### Task goal
Every line of the listing must be reproduced as it stands. Leave the images behind.
####
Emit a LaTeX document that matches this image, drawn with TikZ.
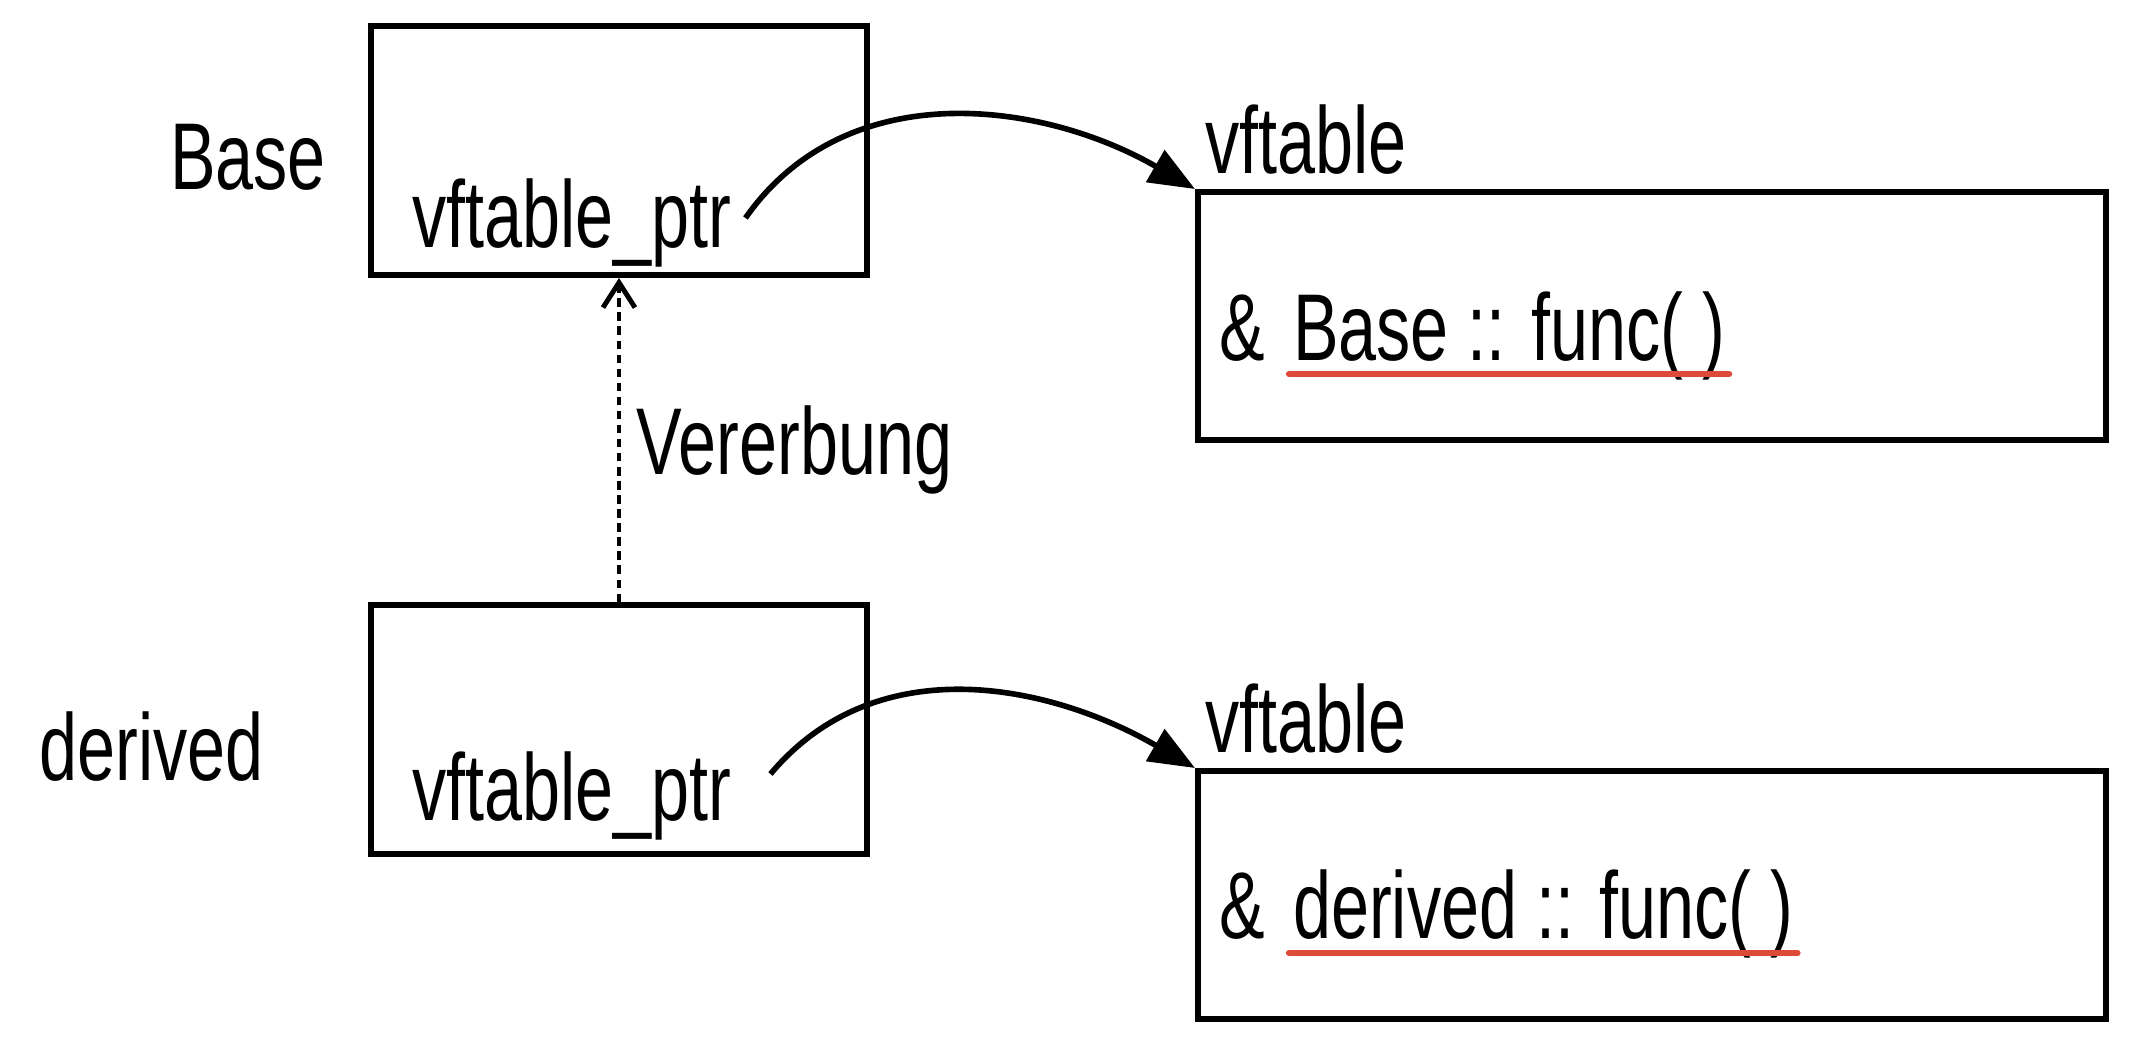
\documentclass[tikz,border=0pt]{standalone}
\usepackage{fontspec}
\setmainfont{Liberation Sans}[FakeStretch=0.72]
\usetikzlibrary{positioning,arrows.meta}
\definecolor{underlinered}{RGB}{222,74,56}

\begin{document}
\begin{tikzpicture}[
    font=\fontsize{27}{32}\selectfont,
    objbox/.style={draw, line width=1.7pt, minimum width=4.96cm, minimum height=2.49cm, inner sep=0pt},
    tablebox/.style={draw, line width=1.7pt, minimum width=9.08cm, minimum height=2.48cm, inner sep=0pt},
    txt/.style={inner sep=1pt},
    ptrarrow/.style={line width=1.6pt, -{Triangle[length=4.6mm, width=3.6mm]}},
    inherit/.style={line width=1.4pt, dash pattern=on 2.4pt off 1.6pt, -{Straight Barb[length=2.5mm, width=3.2mm]}},
    funcline/.style={underlinered, line width=1.8pt, line cap=round}
  ]
            \useasboundingbox (0, 0) rectangle (21.47, -10.47);

            \node[objbox] (Base) at (6.19, -1.505) {};
            \node[objbox] (Derived) at (6.19, -7.295) {};
            \node[tablebox] (VT1) at (16.52, -3.16) {};
            \node[tablebox] (VT2) at (16.52, -8.95) {};

            \node[txt, left=0.38 of Base, yshift=-0.07cm] (BaseName) {Base};
            \node[txt, left=1.0 of Derived, yshift=-0.17cm] (DerivedName) {derived};

            \node[txt, anchor=base west] (Ptr1) at ([shift={(0.40, 0.31)}]Base.south west) {vftable\_ptr};
            \node[txt, anchor=base west] (Ptr2) at ([shift={(0.40, 0.37)}]Derived.south west) {vftable\_ptr};

            \node[txt, above right=0.1 and 0.06 of VT1.north west] (VT1Name) {vftable};
            \node[txt, above right=0.1 and 0.06 of VT2.north west] (VT2Name) {vftable};

            \node[txt, anchor=base west] (Amp1) at ([shift={(0.2, -0.44)}]VT1.west) {\&};
            \node[txt, anchor=base west] (Fn1) at ([xshift=0.2cm]Amp1.base east) {Base :: func( )};
            \node[txt, anchor=base west] (Amp2) at ([shift={(0.2, -0.43)}]VT2.west) {\&};
            \node[txt, anchor=base west] (Fn2) at ([xshift=0.2cm]Amp2.base east) {derived :: func( )};

            \draw[funcline] ([yshift=-0.14cm]Fn1.base west) -- ([yshift=-0.14cm]Fn1.base east);
            \draw[funcline] ([yshift=-0.15cm]Fn2.base west) -- ([yshift=-0.15cm]Fn2.base east);

            \draw[ptrarrow] ([shift={(0.1, 0.29)}]Ptr1.base east) to[out=55, in=150] (VT1.north west);
            \draw[ptrarrow] ([shift={(0.35, 0.46)}]Ptr2.base east) to[out=50, in=150] (VT2.north west);

            \draw[inherit] (Derived.north) -- node[txt, right=0.12cm, pos=0.47] (InheritName) {Vererbung} (Base.south);
        \end{tikzpicture}
\end{document}
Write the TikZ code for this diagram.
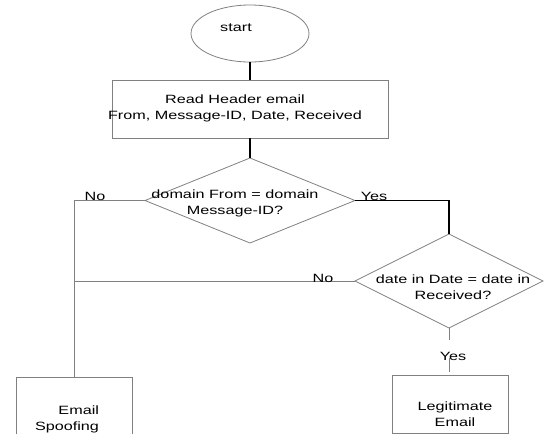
\documentclass[tikz,border=0pt]{standalone}
\usepackage{fontspec}
\setmainfont{Liberation Sans}[FakeStretch=1.35]
\usetikzlibrary{shapes.geometric}
\definecolor{lg}{HTML}{808080}
\begin{document}
\begin{tikzpicture}[x=1pt,y=-1pt,
  font=\fontsize{12}{16}\selectfont,
  shp/.style={draw=lg, line width=0.8pt, inner sep=0pt, outer sep=0pt},
  gline/.style={draw=lg, line width=0.9pt},
  bline/.style={draw=black, line width=1.6pt},
  lbl/.style={inner sep=0pt, outer sep=0pt}]
\useasboundingbox (0,0) rectangle (544,434);
\node[shp, ellipse, minimum width=118pt, minimum height=57pt,
  label={[lbl, xshift=-14pt, yshift=5.5pt]center:start}] (start) at (250,33.5) {};
\node[shp, rectangle, minimum width=276pt, minimum height=58pt,
  label={[lbl, align=center, xshift=-15pt, yshift=1pt]center:{Read Header email\\From, Message-ID, Date, Received}}] (read) at (250,109) {};
\node[shp, diamond, minimum width=210pt, minimum height=85pt,
  label={[lbl, align=center, xshift=-15pt, yshift=-3pt]center:{domain From = domain\\Message-ID?}}] (d1) at (250,200.5) {};
\node[shp, diamond, minimum width=188pt, minimum height=94pt,
  label={[lbl, align=center, xshift=4pt, yshift=-6pt]center:{date in Date = date in\\Received?}}] (d2) at (449,281) {};
\node[shp, rectangle, minimum width=116pt, minimum height=70pt] (spoof) at (74,412) {};
\node[lbl, align=right, anchor=east] (spooft) at (99,419.5) {Email\\Spoofing};
\node[shp, rectangle, minimum width=116pt, minimum height=58pt,
  label={[lbl, align=center, xshift=5pt, yshift=-10pt]center:{Legitimate\\Email}}] (legit) at (450,404) {};
% connectors
\draw[bline] (start.south) -- (read.north);
\draw[bline] (read.south) -- (d1.north);
\draw[bline] (d1.east) -| (d2.north);
\draw[gline] (d1.west) -| (spoof.north);
\coordinate (j) at (spoof.north |- d2.west);
\draw[gline] (d2.west) -- (j);
\coordinate (y1) at (449,340);
\coordinate (y2) at (449,358);
\coordinate (y3) at (449,372);
\draw[gline] (d2.south) -- (y1);
\draw[gline] (y2) -- (y3);
% branch labels
\node[lbl] (no1) at (95,196) {No};
\node[lbl] (yes1) at (374,196.5) {Yes};
\node[lbl] (no2) at (323,278) {No};
\node[lbl] (yes2) at (453,356) {Yes};
\end{tikzpicture}
\end{document}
####
### Written reply
Emit a LaTeX document that matches this image, drawn with TikZ.
\documentclass[tikz,border=0pt]{standalone}
\usepackage{fontspec}
\setmainfont{Liberation Sans}[FakeStretch=0.72]
\usetikzlibrary{positioning,arrows.meta}
\definecolor{underlinered}{RGB}{222,74,56}

\begin{document}
\begin{tikzpicture}[
    font=\fontsize{27}{32}\selectfont,
    objbox/.style={draw, line width=1.7pt, minimum width=4.96cm, minimum height=2.49cm, inner sep=0pt},
    tablebox/.style={draw, line width=1.7pt, minimum width=9.08cm, minimum height=2.48cm, inner sep=0pt},
    txt/.style={inner sep=1pt},
    ptrarrow/.style={line width=1.6pt, -{Triangle[length=4.6mm, width=3.6mm]}},
    inherit/.style={line width=1.4pt, dash pattern=on 2.4pt off 1.6pt, -{Straight Barb[length=2.5mm, width=3.2mm]}},
    funcline/.style={underlinered, line width=1.8pt, line cap=round}
  ]
            \useasboundingbox (0, 0) rectangle (21.47, -10.47);

            \node[objbox] (Base) at (6.19, -1.505) {};
            \node[objbox] (Derived) at (6.19, -7.295) {};
            \node[tablebox] (VT1) at (16.52, -3.16) {};
            \node[tablebox] (VT2) at (16.52, -8.95) {};

            \node[txt, left=0.38 of Base, yshift=-0.07cm] (BaseName) {Base};
            \node[txt, left=1.0 of Derived, yshift=-0.17cm] (DerivedName) {derived};

            \node[txt, anchor=base west] (Ptr1) at ([shift={(0.40, 0.31)}]Base.south west) {vftable\_ptr};
            \node[txt, anchor=base west] (Ptr2) at ([shift={(0.40, 0.37)}]Derived.south west) {vftable\_ptr};

            \node[txt, above right=0.1 and 0.06 of VT1.north west] (VT1Name) {vftable};
            \node[txt, above right=0.1 and 0.06 of VT2.north west] (VT2Name) {vftable};

            \node[txt, anchor=base west] (Amp1) at ([shift={(0.2, -0.44)}]VT1.west) {\&};
            \node[txt, anchor=base west] (Fn1) at ([xshift=0.2cm]Amp1.base east) {Base :: func( )};
            \node[txt, anchor=base west] (Amp2) at ([shift={(0.2, -0.43)}]VT2.west) {\&};
            \node[txt, anchor=base west] (Fn2) at ([xshift=0.2cm]Amp2.base east) {derived :: func( )};

            \draw[funcline] ([yshift=-0.14cm]Fn1.base west) -- ([yshift=-0.14cm]Fn1.base east);
            \draw[funcline] ([yshift=-0.15cm]Fn2.base west) -- ([yshift=-0.15cm]Fn2.base east);

            \draw[ptrarrow] ([shift={(0.1, 0.29)}]Ptr1.base east) to[out=55, in=150] (VT1.north west);
            \draw[ptrarrow] ([shift={(0.35, 0.46)}]Ptr2.base east) to[out=50, in=150] (VT2.north west);

            \draw[inherit] (Derived.north) -- node[txt, right=0.12cm, pos=0.47] (InheritName) {Vererbung} (Base.south);
        \end{tikzpicture}
\end{document}
Write the TikZ code for this diagram.
\documentclass[tikz,border=0pt]{standalone}
\usepackage{fontspec}
\setmainfont{Liberation Sans}[FakeStretch=1.35]
\usetikzlibrary{shapes.geometric}
\definecolor{lg}{HTML}{808080}
\begin{document}
\begin{tikzpicture}[x=1pt,y=-1pt,
  font=\fontsize{12}{16}\selectfont,
  shp/.style={draw=lg, line width=0.8pt, inner sep=0pt, outer sep=0pt},
  gline/.style={draw=lg, line width=0.9pt},
  bline/.style={draw=black, line width=1.6pt},
  lbl/.style={inner sep=0pt, outer sep=0pt}]
\useasboundingbox (0,0) rectangle (544,434);
\node[shp, ellipse, minimum width=118pt, minimum height=57pt,
  label={[lbl, xshift=-14pt, yshift=5.5pt]center:start}] (start) at (250,33.5) {};
\node[shp, rectangle, minimum width=276pt, minimum height=58pt,
  label={[lbl, align=center, xshift=-15pt, yshift=1pt]center:{Read Header email\\From, Message-ID, Date, Received}}] (read) at (250,109) {};
\node[shp, diamond, minimum width=210pt, minimum height=85pt,
  label={[lbl, align=center, xshift=-15pt, yshift=-3pt]center:{domain From = domain\\Message-ID?}}] (d1) at (250,200.5) {};
\node[shp, diamond, minimum width=188pt, minimum height=94pt,
  label={[lbl, align=center, xshift=4pt, yshift=-6pt]center:{date in Date = date in\\Received?}}] (d2) at (449,281) {};
\node[shp, rectangle, minimum width=116pt, minimum height=70pt] (spoof) at (74,412) {};
\node[lbl, align=right, anchor=east] (spooft) at (99,419.5) {Email\\Spoofing};
\node[shp, rectangle, minimum width=116pt, minimum height=58pt,
  label={[lbl, align=center, xshift=5pt, yshift=-10pt]center:{Legitimate\\Email}}] (legit) at (450,404) {};
% connectors
\draw[bline] (start.south) -- (read.north);
\draw[bline] (read.south) -- (d1.north);
\draw[bline] (d1.east) -| (d2.north);
\draw[gline] (d1.west) -| (spoof.north);
\coordinate (j) at (spoof.north |- d2.west);
\draw[gline] (d2.west) -- (j);
\coordinate (y1) at (449,340);
\coordinate (y2) at (449,358);
\coordinate (y3) at (449,372);
\draw[gline] (d2.south) -- (y1);
\draw[gline] (y2) -- (y3);
% branch labels
\node[lbl] (no1) at (95,196) {No};
\node[lbl] (yes1) at (374,196.5) {Yes};
\node[lbl] (no2) at (323,278) {No};
\node[lbl] (yes2) at (453,356) {Yes};
\end{tikzpicture}
\end{document}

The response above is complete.